Да, патриархальное воспитание до предела сузило круг её личностных притязаний; вероятно, ограничило и интеллектуально - единственным печатным произведением в доме была какэдзику (каллиграфическая надпись на полосе шелка) из одного слова «Верность». Не удивительно поэтому, что для неё, жены самурая, муж был «солнцем, которое освещало всю её вселенную», единственным олицетворением «ослепительного Великого Смысла». Но такая идеологическая заданность образа Рэйко постепенно размывается присутствующими в нем «мелочами» истинно женского чувства. Его (это чувство) то и дело выдают её слёзы. Эти безудержные, нелепые женские слёзы, когда «плакать нельзя, сказала она себе, лицо накрашено», но слёзы текут сами…

Любовь для Рэйко не только «огонь, который зажёгся в её прекрасном теле после замужества», но ещё и долг. Притом это не тот долг, что сродни воинскому, и даже не просто суровый долг Жены Самурая, а долг женщины, обычной, заурядной женщины; долг не призывно зовущий на бой и на подвиг, а смиряющий извечная «женская доля, доля-долюшка». Именно такая любовь-доля исподволь сквозит в каждом её поступке. Начиная с эпизода встречи мужа, вернувшегося с брутальным намерением: «У меня готова ванна. Примешь?.. А ужинать будешь?» (Слова эти были произнесены так обыденно, что поручику показалось, будто предшествующее плод его воображения. А предшествующее - это мужний приговор умереть на двоих) …И заканчивая сценой - апофеозом ужаса, когда Рэйко отчаивается на святотатство, вмешиваясь в ритуал харакири, чтобы прекратить предсмертные муки любимого: «Раз за разом скользкий клинок, нацеленный в горло, попадал мимо. Острие тыкалось в жесткое шитьё, в галуны… Рэйко не могла больше вынести это зрелище… На четвереньках она подползла к нему по кровавой луже… Оказавшись за спиной мужа, Рэйко раздвинула края ворота пошире - это всё, чем она ему помогла… Острие попало в обнаженное горло… Сталь пронзила шею насквозь и вышла под затылком. Брызнул фонтан крови, и поручик затих…»
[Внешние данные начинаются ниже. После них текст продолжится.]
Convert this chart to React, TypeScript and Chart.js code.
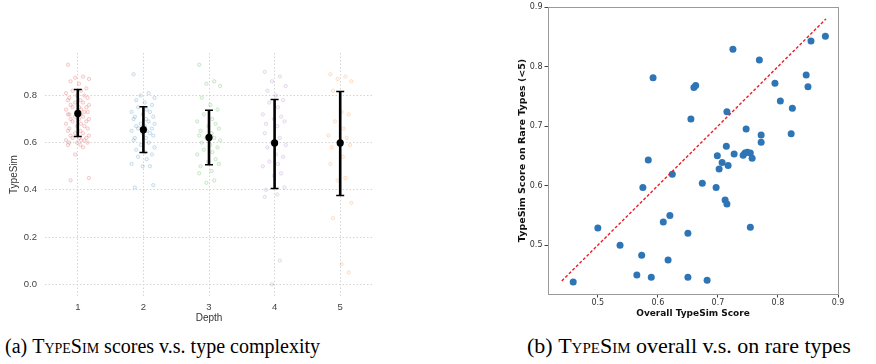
import React, { useEffect, useRef } from "react";
import { Chart, registerables } from "chart.js";

Chart.register(...registerables);

// ---------- Left chart data: TypeSim by depth ----------
const DEPTHS = [1, 2, 3, 4, 5];
const DEPTH_COLORS = ["214,39,40", "31,119,180", "44,160,44", "148,103,189", "255,127,14"];
const DEPTH1 = [0.93, 0.88, 0.875, 0.87, 0.86, 0.85, 0.83, 0.82, 0.82, 0.81, 0.8, 0.8, 0.79, 0.79, 0.78, 0.78, 0.77, 0.77, 0.76, 0.76, 0.75, 0.75, 0.75, 0.74, 0.74, 0.73, 0.73, 0.73, 0.72, 0.72, 0.72, 0.71, 0.71, 0.7, 0.7, 0.7, 0.69, 0.69, 0.68, 0.68, 0.67, 0.67, 0.66, 0.66, 0.65, 0.65, 0.64, 0.64, 0.63, 0.63, 0.62, 0.62, 0.62, 0.61, 0.61, 0.61, 0.6, 0.6, 0.6, 0.59, 0.59, 0.58, 0.55, 0.45, 0.44];
const DEPTH2 = [0.89, 0.81, 0.8, 0.79, 0.78, 0.77, 0.76, 0.75, 0.74, 0.73, 0.73, 0.72, 0.71, 0.71, 0.7, 0.7, 0.69, 0.68, 0.68, 0.67, 0.67, 0.66, 0.66, 0.65, 0.65, 0.64, 0.64, 0.63, 0.62, 0.62, 0.61, 0.6, 0.59, 0.58, 0.57, 0.56, 0.55, 0.54, 0.53, 0.51, 0.5, 0.5, 0.42, 0.41];
const DEPTH3 = [0.93, 0.86, 0.85, 0.84, 0.79, 0.76, 0.74, 0.72, 0.7, 0.69, 0.68, 0.67, 0.66, 0.65, 0.64, 0.63, 0.62, 0.62, 0.61, 0.6, 0.59, 0.58, 0.57, 0.56, 0.55, 0.53, 0.52, 0.51, 0.5, 0.48, 0.47, 0.44, 0.43];
const DEPTH4 = [0.9, 0.88, 0.86, 0.84, 0.82, 0.8, 0.78, 0.77, 0.75, 0.72, 0.71, 0.7, 0.69, 0.68, 0.67, 0.64, 0.62, 0.6, 0.59, 0.58, 0.55, 0.54, 0.52, 0.51, 0.5, 0.47, 0.46, 0.41, 0.4, 0.38, 0.37, 0.1, 0.0];
const DEPTH5 = [0.89, 0.88, 0.87, 0.86, 0.82, 0.73, 0.72, 0.69, 0.66, 0.63, 0.62, 0.6, 0.59, 0.58, 0.54, 0.51, 0.45, 0.44, 0.345, 0.28, 0.085, 0.05];
const STRIP_VALUES = [DEPTH1, DEPTH2, DEPTH3, DEPTH4, DEPTH5];
const JITTER = [-0.15, 0.08, -0.04, 0.17, -0.11, 0.02, 0.13, -0.08, 0.05, -0.18, 0.1, -0.01, 0.15, -0.13, 0.04];
const MEANS = [0.724, 0.655, 0.622, 0.599, 0.599];
const LOWER = [0.626, 0.558, 0.506, 0.406, 0.376];
const UPPER = [0.825, 0.752, 0.737, 0.783, 0.817];
const LEFT_Y_TICKS = [0, 0.2, 0.4, 0.6, 0.8];

// ---------- Right chart data: overall vs rare ----------
const OVERALL = [0.459, 0.5, 0.537, 0.565, 0.573, 0.575, 0.584, 0.589, 0.592, 0.609, 0.617, 0.62, 0.624, 0.65, 0.65, 0.655, 0.66, 0.663, 0.674, 0.682, 0.697, 0.699, 0.702, 0.707, 0.712, 0.715, 0.714, 0.715, 0.717, 0.725, 0.727, 0.742, 0.745, 0.749, 0.754, 0.754, 0.757, 0.747, 0.769, 0.772, 0.772, 0.795, 0.804, 0.822, 0.824, 0.847, 0.85, 0.855, 0.879];
const RARE = [0.438, 0.529, 0.5, 0.45, 0.483, 0.597, 0.643, 0.446, 0.781, 0.539, 0.475, 0.55, 0.619, 0.52, 0.446, 0.712, 0.765, 0.768, 0.604, 0.441, 0.597, 0.65, 0.628, 0.639, 0.576, 0.569, 0.666, 0.724, 0.634, 0.829, 0.653, 0.651, 0.655, 0.656, 0.655, 0.53, 0.646, 0.695, 0.811, 0.685, 0.673, 0.772, 0.742, 0.687, 0.73, 0.786, 0.766, 0.843, 0.851];
const DIAGONAL = [0.44, 0.88];
const RIGHT_TICKS = [0.5, 0.6, 0.7, 0.8, 0.9];

const errorBarPlugin = {
  id: "errorBars",
  afterDatasetsDraw(chart: any) {
    const { ctx, scales } = chart;
    const xs = scales.x;
    const ys = scales.y;
    ctx.save();
    ctx.strokeStyle = "#000";
    ctx.fillStyle = "#000";
    DEPTHS.forEach((d, i) => {
      const px = xs.getPixelForValue(d);
      const lo = ys.getPixelForValue(LOWER[i]);
      const hi = ys.getPixelForValue(UPPER[i]);
      const m = ys.getPixelForValue(MEANS[i]);
      ctx.lineWidth = 2.6;
      ctx.beginPath();
      ctx.moveTo(px, lo);
      ctx.lineTo(px, hi);
      ctx.stroke();
      ctx.lineWidth = 1.5;
      ctx.beginPath();
      ctx.moveTo(px - 4, lo);
      ctx.lineTo(px + 4, lo);
      ctx.moveTo(px - 4, hi);
      ctx.lineTo(px + 4, hi);
      ctx.stroke();
      ctx.beginPath();
      ctx.arc(px, m, 3.6, 0, Math.PI * 2);
      ctx.fill();
    });
    ctx.restore();
  },
};

const framePlugin = {
  id: "frame",
  afterDraw(chart: any) {
    const { ctx, chartArea } = chart;
    ctx.save();
    ctx.strokeStyle = "#9a9a9a";
    ctx.lineWidth = 1;
    ctx.strokeRect(
      Math.round(chartArea.left) + 0.5,
      Math.round(chartArea.top) + 0.5,
      Math.round(chartArea.right - chartArea.left),
      Math.round(chartArea.bottom - chartArea.top)
    );
    ctx.restore();
  },
};

function LeftChart() {
  const ref = useRef<HTMLCanvasElement>(null);
  useEffect(() => {
    if (!ref.current) return;
    const gridCommon = {
      color: "#d4d4d4",
      lineWidth: 1,
      drawTicks: false,
      borderDash: [1.5, 2],
    };
    const chart = new Chart(ref.current, {
      type: "scatter",
      data: {
        datasets: DEPTHS.map((d, k) => ({
          label: "Depth " + d,
          data: STRIP_VALUES[k].map((v, i) => ({ x: d + JITTER[i % JITTER.length], y: v })),
          pointRadius: 1.7,
          pointBorderWidth: 0.7,
          borderColor: `rgba(${DEPTH_COLORS[k]},0.3)`,
          backgroundColor: `rgba(${DEPTH_COLORS[k]},0.06)`,
        })),
      },
      options: {
        animation: false,
        responsive: false,
        layout: { padding: { top: 53, right: 12, left: 0, bottom: 0 } },
        plugins: { legend: { display: false }, tooltip: { enabled: false } },
        scales: {
          x: {
            type: "linear",
            min: 0.5,
            max: 5.5,
            afterBuildTicks: (s: any) => {
              s.ticks = DEPTHS.map((v) => ({ value: v }));
            },
            afterFit: (s: any) => {
              s.height = 34;
            },
            grid: gridCommon,
            border: { display: false, dash: [1.5, 2] },
            ticks: {
              padding: 6,
              color: "#444",
              font: { family: "Liberation Sans", size: 9.5 },
              callback: (v: any) => String(v),
            },
            title: {
              display: true,
              text: "Depth",
              color: "#333",
              font: { family: "Liberation Sans", size: 10 },
              padding: { top: 0, bottom: 6 },
            },
          },
          y: {
            type: "linear",
            min: -0.05,
            max: 0.98,
            afterBuildTicks: (s: any) => {
              s.ticks = LEFT_Y_TICKS.map((v) => ({ value: v }));
            },
            afterFit: (s: any) => {
              s.width = 45;
            },
            grid: gridCommon,
            border: { display: false, dash: [1.5, 2] },
            ticks: {
              padding: 8,
              color: "#444",
              font: { family: "Liberation Sans", size: 9.5 },
              callback: (v: any) => Number(v).toFixed(1),
            },
            title: {
              display: true,
              text: "TypeSim",
              color: "#333",
              font: { family: "Liberation Sans", size: 10 },
              padding: { top: 8, bottom: 0 },
            },
          },
        },
      },
      plugins: [errorBarPlugin],
    } as any);
    return () => chart.destroy();
  }, []);
  return <canvas ref={ref} width={385} height={330} style={{ position: "absolute", left: 0, top: 0, width: 385, height: 330 }} />;
}

function RightChart() {
  const ref = useRef<HTMLCanvasElement>(null);
  useEffect(() => {
    if (!ref.current) return;
    const tickFont = { family: "DejaVu Sans", size: 8 };
    const titleFont = { family: "DejaVu Sans", size: 9, weight: "bold" as const };
    const chart = new Chart(ref.current, {
      type: "scatter",
      data: {
        datasets: [
          {
            label: "points",
            data: OVERALL.map((x, i) => ({ x, y: RARE[i] })),
            pointRadius: 3.5,
            pointBorderWidth: 0,
            backgroundColor: "#2e75b6",
            borderColor: "#2e75b6",
            order: 2,
          },
          {
            type: "line",
            label: "y = x",
            data: DIAGONAL.map((v) => ({ x: v, y: v })),
            borderColor: "#ee1c25",
            borderWidth: 1.4,
            borderDash: [3, 2],
            pointRadius: 0,
            fill: false,
            order: 1,
          },
        ],
      },
      options: {
        animation: false,
        responsive: false,
        layout: { padding: { top: 7, right: 38, left: 0, bottom: 0 } },
        plugins: { legend: { display: false }, tooltip: { enabled: false } },
        scales: {
          x: {
            type: "linear",
            min: 0.417,
            max: 0.9,
            afterBuildTicks: (s: any) => {
              s.ticks = RIGHT_TICKS.map((v) => ({ value: v }));
            },
            afterFit: (s: any) => {
              s.height = 36;
            },
            grid: { drawOnChartArea: false, drawTicks: true, tickLength: 3.5, color: "#444", tickColor: "#444" },
            border: { display: false },
            ticks: { padding: 1, color: "#333", font: tickFont, callback: (v: any) => Number(v).toFixed(1) },
            title: {
              display: true,
              text: "Overall TypeSim Score",
              color: "#111",
              font: titleFont,
              padding: { top: 0, bottom: 10.5 },
            },
          },
          y: {
            type: "linear",
            min: 0.418,
            max: 0.9,
            afterBuildTicks: (s: any) => {
              s.ticks = RIGHT_TICKS.map((v) => ({ value: v }));
            },
            afterFit: (s: any) => {
              s.width = 68;
            },
            grid: { drawOnChartArea: false, drawTicks: true, tickLength: 3.5, color: "#444", tickColor: "#444" },
            border: { display: false },
            ticks: { padding: 2, color: "#333", font: tickFont, callback: (v: any) => Number(v).toFixed(1) },
            title: {
              display: true,
              text: "TypeSim Score on Rare Types (<5)",
              color: "#111",
              font: { family: "DejaVu Sans", size: 9.5, weight: "bold" },
              padding: { top: 37, bottom: 0 },
            },
          },
        },
      },
      plugins: [framePlugin],
    } as any);
    return () => chart.destroy();
  }, []);
  return <canvas ref={ref} width={396} height={330} style={{ position: "absolute", left: 480, top: 0, width: 396, height: 330 }} />;
}

const captionStyle: React.CSSProperties = {
  position: "absolute",
  top: 335,
  fontFamily: "'Liberation Serif', 'Times New Roman', serif",
  fontSize: 20,
  lineHeight: "23px",
  whiteSpace: "nowrap",
  color: "#000",
};

export default function App() {
  return (
    <div style={{ position: "fixed", left: 0, top: 0, width: 876, height: 364, background: "#fff", overflow: "hidden" }}>
      <LeftChart />
      <RightChart />
      <div style={{ ...captionStyle, left: 5 }}>
        (a) <span style={{ fontVariant: "small-caps" }}>TypeSim</span> scores v.s. type complexity
      </div>
      <div style={{ ...captionStyle, left: 527, fontSize: 22, top: 333, lineHeight: "25px" }}>
        (b) <span style={{ fontVariant: "small-caps" }}>TypeSim</span> overall v.s. on rare types
      </div>
    </div>
  );
}
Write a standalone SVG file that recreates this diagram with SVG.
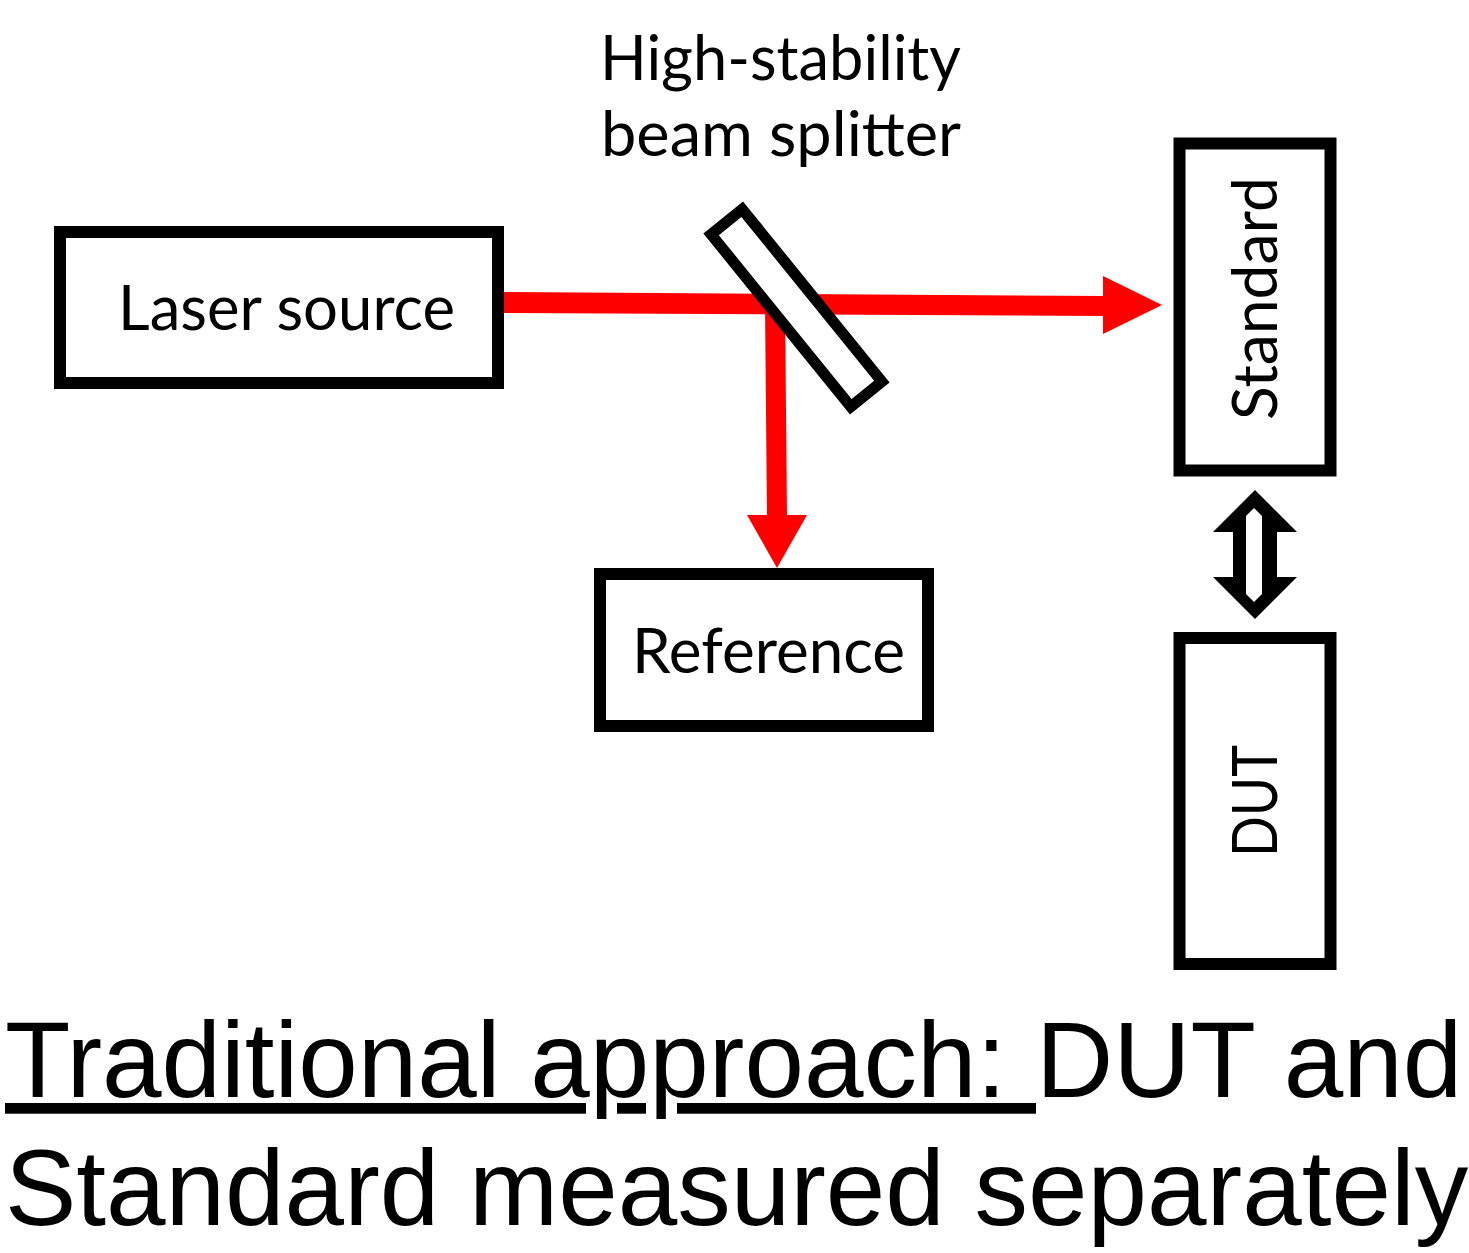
<svg xmlns="http://www.w3.org/2000/svg" width="1469" height="1253" viewBox="0 0 1469 1253">
<style>
.box{fill:#fff;stroke:#000;stroke-width:12}
.lbl{font-family:Lato,"Open Sans","Liberation Sans",sans-serif;font-size:62px;fill:#000}
.cap{font-family:"Liberation Sans",Arial,sans-serif;font-size:107px;fill:#000}
.beam{fill:#ff0000;stroke:none}
</style>
<rect width="1469" height="1253" fill="#fff"/>
<g id="connectors">
  <polygon class="beam" points="504,292 1105,296 1105,316 504,313"/>
  <polygon class="beam" points="1103,276 1162,305 1103,334"/>
  <polygon class="beam" points="765,304 785,304 787,517 767,517"/>
  <polygon class="beam" points="747,515 807,515 777,568"/>
  <g id="double-arrow">
    <polygon fill="#000" points="1255,490 1297,532 1277,532 1277,577 1297,577 1255,619 1213,577 1233,577 1233,532 1213,532"/>
    <polygon fill="#fff" points="1254,508 1262,516 1262,594 1254,602 1246,594 1246,516"/>
  </g>
</g>
<g id="beam-splitter">
  <rect x="-111" y="-20" width="222" height="40" transform="translate(796.5,308) rotate(51)" fill="#fff" stroke="#000" stroke-width="11"/>
  <text class="lbl" x="600" y="80" font-size="64" textLength="361" lengthAdjust="spacingAndGlyphs">High-stability</text>
  <text class="lbl" x="601" y="156" font-size="64" textLength="360" lengthAdjust="spacingAndGlyphs">beam splitter</text>
</g>
<g id="laser-source">
  <rect class="box" x="60" y="232" width="438" height="151"/>
  <text class="lbl" x="118" y="330" textLength="337" lengthAdjust="spacingAndGlyphs">Laser source</text>
</g>
<g id="reference">
  <rect class="box" x="600" y="574" width="328" height="152"/>
  <text class="lbl" x="632" y="673" textLength="273" lengthAdjust="spacingAndGlyphs">Reference</text>
</g>
<g id="standard">
  <rect class="box" x="1179.5" y="143.5" width="151" height="327"/>
  <text class="lbl" x="0" y="0" text-anchor="middle" transform="translate(1277,298.5) rotate(-90)" textLength="243" lengthAdjust="spacingAndGlyphs">Standard</text>
</g>
<g id="dut">
  <rect class="box" x="1179.5" y="638" width="151" height="326"/>
  <text class="lbl" x="0" y="0" text-anchor="middle" transform="translate(1277,801) rotate(-90)" textLength="112" lengthAdjust="spacingAndGlyphs">DUT</text>
</g>
<g id="caption">
  <text class="cap" x="5" y="1097"><tspan text-decoration="underline">Traditional approach: </tspan>DUT and</text>
  <text class="cap" x="5" y="1225">Standard measured separately</text>
</g>
</svg>
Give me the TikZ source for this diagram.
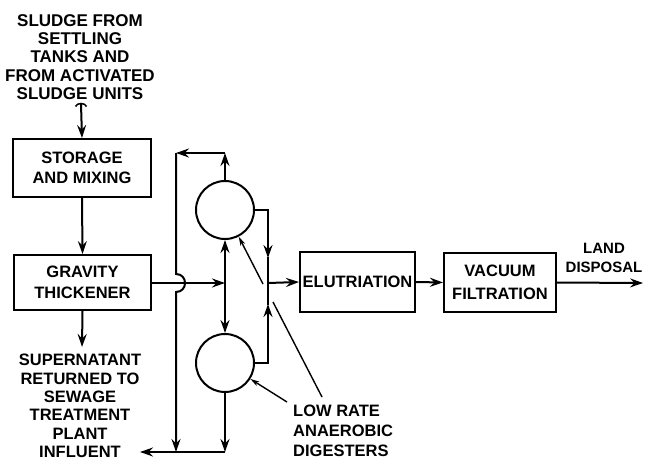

Заключительная часть новеллы кажется избыточной в художественном и эмоциональном отношениях. Трагедия сыграна актом раньше, и уже не во власти автора добавить ни ноты к надсадному лейтмотиву произведения, ни краски к картинам пролитой на его страницах крови. Даже поцелуй мертвеца «Рэйко приподняла безжизненную голову… и припала к губам мужа…» (разящим рвотой губам!) не содрогает более. Публика торопит занавес.